Of which we are excluding the $11 million, is that right?

B
Brad Cerepak
SVP and CFO

Yeah.

J
John Inch
Deutsche Bank

And you are keeping the $10 million? The reason that's $10 million versus $18 million to $20 million, is because Wellsites is not there, is that the biggest chunk of it?

B
Brad Cerepak
SVP and CFO

Well, I would say, look the right-sizing has captured a lot of things, but as I -- I think we mentioned earlier. I don't think we are done sitting here today. I mean, Bob can comment on this. I mean, I am not for a moment thinking that, we will come in at $21 million. I think that there is likelihood you could see that number come up --

B
Bob Livingston
President and CEO

Should be higher.

B
Brad Cerepak
SVP and CFO

Incremental, not dramatically different, but incrementally higher, as we continue to work through and get closer to the spin-off date. Do you want to add anything on that Bob?

B
Bob Livingston
President and CEO

No. And the $12 million, would I label as normal and ordinary type of restructuring? John, you have to appreciate, that we know what those projects are. As we roll through the first and second quarter, I fully expect the business team leaders to identify other opportunities, and if it makes sense, we will do it.

J
John Inch
Deutsche Bank

And then just lastly Bob, refrigeration, when you were transitioning your ops to smaller lot sizes and bulking the sort of more flexible production systems if you will, did that completely through [ph] so that refrigeration margins today are going to be a function of volume and obviously associated pricing mix or is there still work to do around that front?

B
Bob Livingston
President and CEO

No. I think most of that work around -- that we tackled around the reduction of lot sizes is complete.
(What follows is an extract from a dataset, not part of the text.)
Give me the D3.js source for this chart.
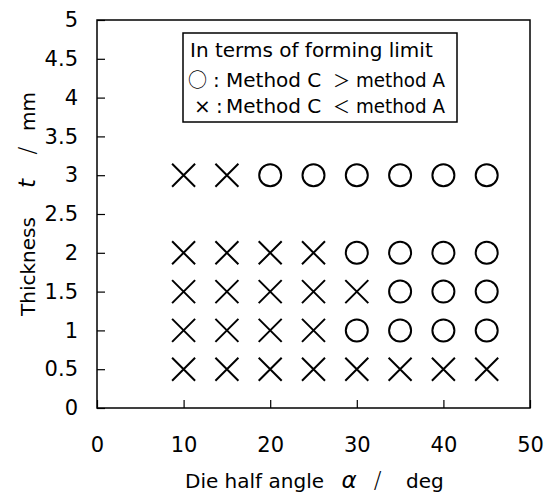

Now, don't take that statement as meaning that there aren't additional productivity projects that we can tackle this year and next year, because there are. And the fourth quarter, we actually -- in our case business, we actually shut down one of the case factories and have consolidated all of case manufacturing into one factory, which is a byproduct, and the end result of many of the productivity initiatives we have been working on over the last two years, just to -- I'd tell it, react to the difference in the lot sizes and some of the improvements we have made in process a little. But it's a -- the team there did a great job in 2017, and I know that you are very-very [indiscernible] excited about expanding that great job again in 2018.

J
John Inch
Deutsche Bank

And lastly, sorry, core variable margin contribution, 19, based on your guide, ex-Wellsite, what do you think that is, Brad?

B
Brad Cerepak
SVP and CFO

I don't have that number.

J
John Inch
Deutsche Bank

No, but it has been in the -- you historically had this 30%-35% number?

B
Brad Cerepak
SVP and CFO

You know, I'd say it's a little bit higher than that. I think that with all the productivity -- and again, I am doing this on an adjusted basis, adjusted to adjusted year-over-year.

J
John Inch
Deutsche Bank

Yeah. That's why I am asking.

B
Brad Cerepak
SVP and CFO

It's a little bit higher than that. I'd say, it's closer to 38%, 39%.

J
John Inch
Deutsche Bank

Okay, awesome. Thank you very much.

B
Brad Cerepak
SVP and CFO

Yes.

B
Bob Livingston
President and CEO

Thanks Jeff.

Operator

Our last question comes from the line of Andrew Kaplowitz with Citigroup.

A
Andrew Kaplowitz
Citigroup

Hey guys.

B
Bob Livingston
President and CEO

Good morning Andrew.

A
Andrew Kaplowitz
Citigroup

Bob, I just want to go back to refrigeration for a second. Maybe just talk about your confidence level in growing that business 3% to 4% in 2018. Obviously, we have seen the book-to-bill relatively weak a little, last two quarters. But do you have the visibility towards bookings growth in the first half of the year, and should we thinking that 2018 is basically back half loaded a bit on the easier comparisons in the second half of the year?

B
Bob Livingston
President and CEO

Okay. Well on comps, it may appear to be back-end loaded. I would say -- our expectation for 2018 for the food retail business, this is Hillphoenix and Anthony, I think it's going to return to the more traditional seasonal pattern that we have seen over the last seven, eight or 10 years, and that would be that the second quarter and the third quarter are the ramp and the heavy build seasons, with the first quarter and the fourth quarter being, I'd call it, the shoulder seasons. And that's quite different than what we experienced in 2017. The order rates that we are expecting in the first quarter to support our plan for the first quarter and our ramp for the second quarter, I can tell you that here in January, our order rates are on plan. So we actually feel rather confident with our target and our guide on refrigeration.

P
Paul Goldberg
VP, IR

You still available Andy? I guess Andy is gone. Crystal, you're still there. Is anybody there?

Operator

Yes I am here.

P
Paul Goldberg
VP, IR

Okay. Thanks.

Operator

Thank you. That concludes our question-and-answer period. I would now like to turn the call back over to Mr. Goldberg for closing or additional remarks.

P
Paul Goldberg
VP, IR

Thanks Chris. So yeah, this concludes our conference call. As always, we thank you for your continued interest in Dover, and we look forward to speaking with you again next quarter. Have a good day. Bye.

Operator

Thank you. That concludes today's fourth quarter 2017 Dover earnings conference call. You may now disconnect your lines at this time and have a wonderful day.